Vom Glauben abfallen

Vom Glauben abfallen?

Hallo,

erst kürzlich habe ich eine Predigt zum Thema Gnade gehört. Vorher wurde mir immer gelehrt, dass man vom Glauben abfallen kann. In besagter Predigt wurde aber verkündigt, dass man, wenn man einmal vom ganzen Herzen sich bekehrt hat, nicht mehr abfallen kann. Nun bin ich ein wenig irritiert. Könnten Sie mir da weiterhelfen?

Danke im Voraus. MfG A. P.

Lieber Herr P.,

Sie sprechen ein wichtiges Thema an, und ich möchte gern versuchen, Ihnen weiterzuhelfen. Ich nehme mir vor, mich dabei ausschließlich auf Gottes Wort zu stützen. Mir ist bewusst, dass Christen, die in dieser Frage zu einer anderen Antwort kommen als ich, dies auch für sich in Anspruch nehmen. Ich kann Sie deshalb nur bitten, die jeweiligen Auffassungen anhand der Bibel zu prüfen und von dem Herrn Jesus die richtige Antwort zu erbitten.

Ausgangspunkt Ihrer Frage ist der Begriff „Abfall“. Was ist eigentlich „vom Glauben abfallen“?

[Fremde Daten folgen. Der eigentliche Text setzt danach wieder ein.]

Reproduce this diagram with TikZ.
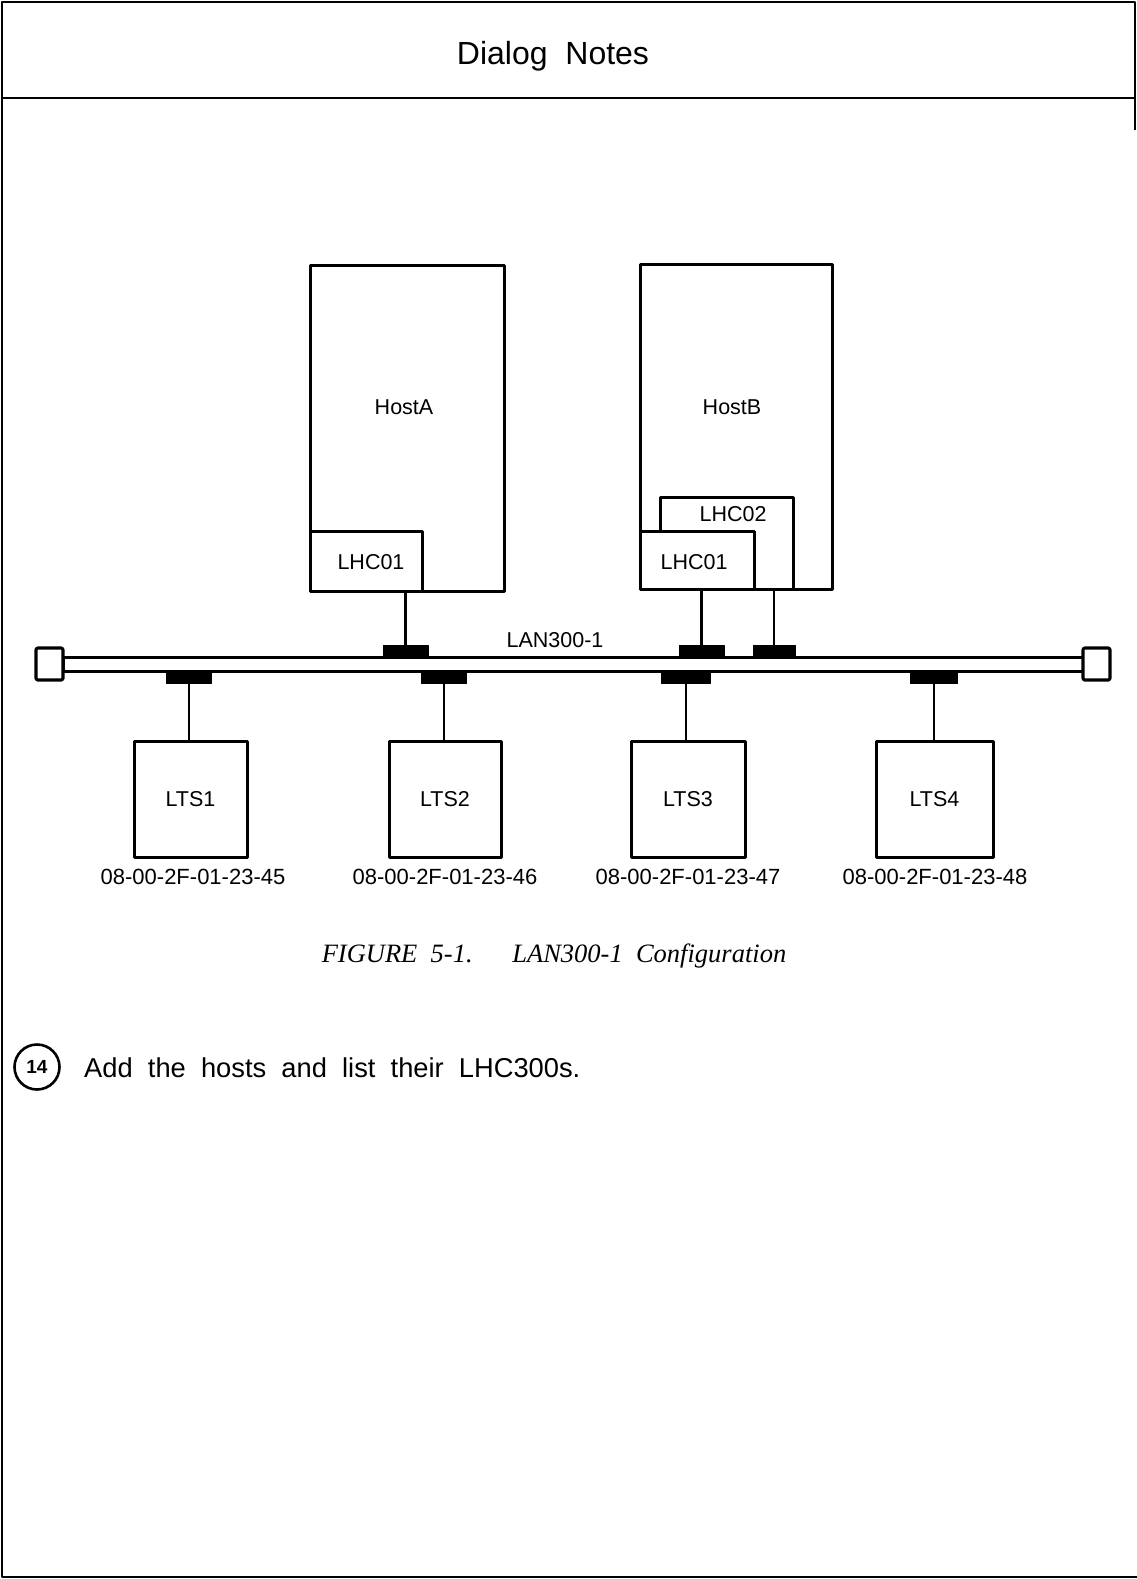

Ein „Abfallen“ wird im Neuen Testament mit unterschiedlichen Worten beschrieben. Insbesondere im Hebräerbrief und im ersten Timotheusbrief gibt es eine Reihe von Aussagen dazu – auf diese möchte ich mich beschränken (auf 2. Thes 2,3 möchte ich nicht näher eingehen – da geht es nicht um den individuellen, persönlichen Glauben und Abfall, sondern darum, dass die Christenheit sich nach der Entrückung der von neuem geborenen Gläubigen insgesamt von Jesus Christus lossagen wird).

1. Timotheusbrief

1. Timotheus 4,1: „Der Geist aber sagt ausdrücklich, dass in späteren Zeiten einige von dem Glauben abfallen werden, indem sie achten auf betrügerische Geister und Lehren von Dämonen“; ähnlich in 1,19 („indem du den Glauben bewahrst und ein gutes Gewissen, das einige von sich gestoßen und so, was den Glauben betrifft, Schiffbruch gelitten haben“) und 6,20.21 („O Timotheus, bewahre das anvertraute Gut, indem du dich von den ungöttlichen, eitlen Geschwätzen und Widersprüchen der fälschlich so genannten Kenntnis wegwendest, zu der sich bekennend einige von dem Glauben abgeirrt sind“).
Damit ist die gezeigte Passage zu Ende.